Why do we split the data in first step?

sgiri · June 16, 2020, 1:31pm

In a machine learning project concept, we learnt to first split the test and train data and do the cleaning process.

Why don’t we clean the data when it is in raw form so that it could be easier for us?

– Visaal KS

sgiri · June 16, 2020, 1:32pm

This is basically to avoid snooping bias. We might end up snooping at the test data. Therefore, before looking at the data we keep a testset aside.

Ankur_Sinha · June 16, 2020, 1:45pm

Yes, as our brains are very fast in visualizing patterns within data by looking just for a single time and thus it might make us prefer one algorithm over another.

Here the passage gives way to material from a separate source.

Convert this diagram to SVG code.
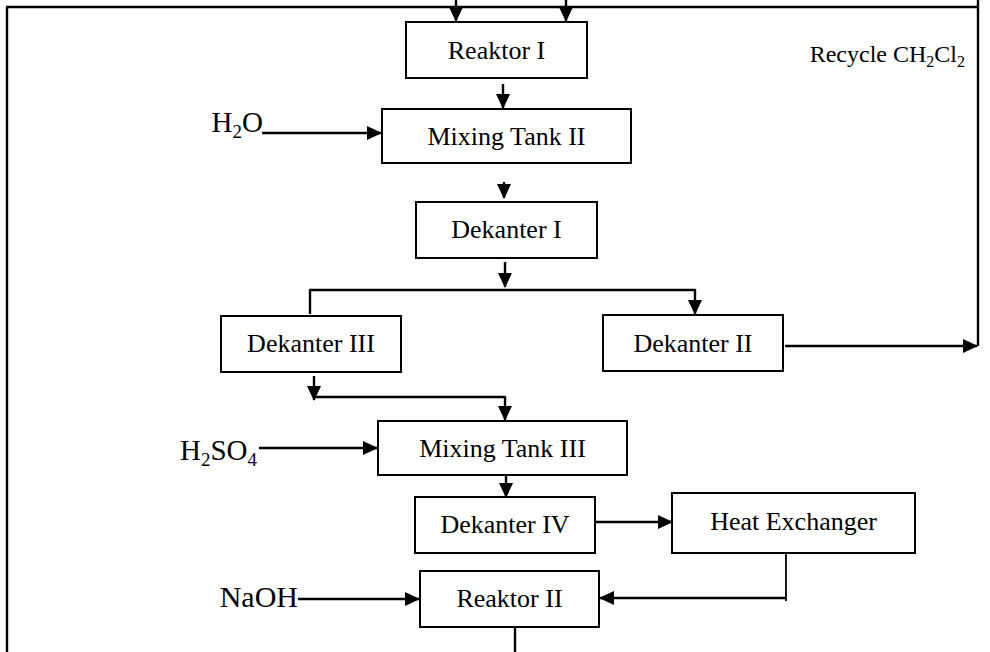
<svg xmlns="http://www.w3.org/2000/svg" width="990" height="652" viewBox="0 0 990 652">
<style>
.box{fill:#fff;stroke:#000;stroke-width:2}
.lbl{font-family:"Liberation Serif","Times New Roman",serif;font-size:26px;fill:#000;text-anchor:middle}
.feed{font-family:"Liberation Serif","Times New Roman",serif;font-size:29px;fill:#000;text-anchor:end}
.ln{fill:none;stroke:#000;stroke-width:2.4;stroke-linejoin:round}
.arr{marker-end:url(#ah)}
</style>
<defs>
<marker id="ah" markerUnits="userSpaceOnUse" markerWidth="15" markerHeight="14" refX="14" refY="7" orient="auto">
<path d="M0,0 L15,7 L0,14 z" fill="#000"/>
</marker>
</defs>
<rect width="990" height="652" fill="#fff"/>
<g id="connectors">
<path class="ln" d="M7,652 V7 H978"/>
<path class="ln" d="M978,0 V346"/>
<path class="ln arr" d="M456,0 V21"/>
<path class="ln arr" d="M566,0 V21"/>
<path class="ln arr" d="M503,84 V108"/>
<path class="ln arr" d="M262,133 H381"/>
<path class="ln arr" d="M504,182 V198"/>
<path class="ln arr" d="M505,262 V287"/>
<path class="ln arr" d="M310,314 V290 H695 V314"/>
<path class="ln arr" d="M785,346 H977"/>
<path class="ln arr" d="M314,376 V400"/>
<path class="ln arr" d="M314,397 H505 V420"/>
<path class="ln arr" d="M259,448 H377"/>
<path class="ln arr" d="M506,475 V497"/>
<path class="ln arr" d="M595,522 H672"/>
<path class="ln" style="stroke-width:1.8" d="M786,553 V601"/>
<path class="ln arr" d="M786,598 H600"/>
<path class="ln arr" d="M298,599 H419"/>
<path class="ln" d="M515,627 V652"/>
</g>
<g id="reaktor1"><rect class="box" x="406" y="22" width="181" height="56"/><text class="lbl" x="496.5" y="59">Reaktor I</text></g>
<g id="mixing2"><rect class="box" x="382" y="109" width="249" height="54"/><text class="lbl" x="506.5" y="145">Mixing Tank II</text></g>
<g id="dekanter1"><rect class="box" x="416" y="202" width="181" height="56"/><text class="lbl" x="506.5" y="238">Dekanter I</text></g>
<g id="dekanter3"><rect class="box" x="221" y="316" width="180" height="56"/><text class="lbl" x="311" y="352">Dekanter III</text></g>
<g id="dekanter2"><rect class="box" x="603" y="315" width="180" height="56"/><text class="lbl" x="693" y="352">Dekanter II</text></g>
<g id="mixing3"><rect class="box" x="378" y="421" width="249" height="54"/><text class="lbl" x="502.5" y="457">Mixing Tank III</text></g>
<g id="dekanter4"><rect class="box" x="415" y="497" width="180" height="56"/><text class="lbl" x="505" y="533">Dekanter IV</text></g>
<g id="heatexchanger"><rect class="box" x="672" y="493" width="243" height="60"/><text class="lbl" x="793.5" y="530">Heat Exchanger</text></g>
<g id="reaktor2"><rect class="box" x="420" y="571" width="179" height="56"/><text class="lbl" x="509.5" y="607">Reaktor II</text></g>
<g id="labels">
<text class="feed" x="263" y="132">H<tspan font-size="19" dy="6">2</tspan><tspan dy="-6">O</tspan></text>
<text class="feed" x="257" y="460">H<tspan font-size="19" dy="6">2</tspan><tspan dy="-6">SO</tspan><tspan font-size="19" dy="6">4</tspan></text>
<text class="feed" style="font-size:30px" x="298" y="607">NaOH</text>
<text class="feed" style="font-size:24px" x="965" y="62">Recycle CH<tspan font-size="16" dy="5">2</tspan><tspan dy="-5">Cl</tspan><tspan font-size="16" dy="5">2</tspan></text>
</g>
</svg>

ss7dec · July 4, 2020, 6:48am

Ya, this point does make a lot of sense…in order to avoid the bias in the datasets.

However, in Real-Time, have seen a lot of individuals working upon ML Projects in the following order viz.:

a) Data Exploration, Data Cleansing & Data Preparation

b) Splitting of Datasets into Train & Test data
( NOTE: Have come across individuals executing this step ONLY AFTER finding out Correlations between the various variables given in the dataset).

c) Thereafter suitable ML Algorithm techniques are adopted.

I do understand the aforesaid sequencing of steps that I have stated is NOT an appropriate technique…

But the reasons stated by our Mentor - Sandeep Giri does make a lot of sense and is meaningful in order to avoid the snooping bias. Thanks for your clarifications.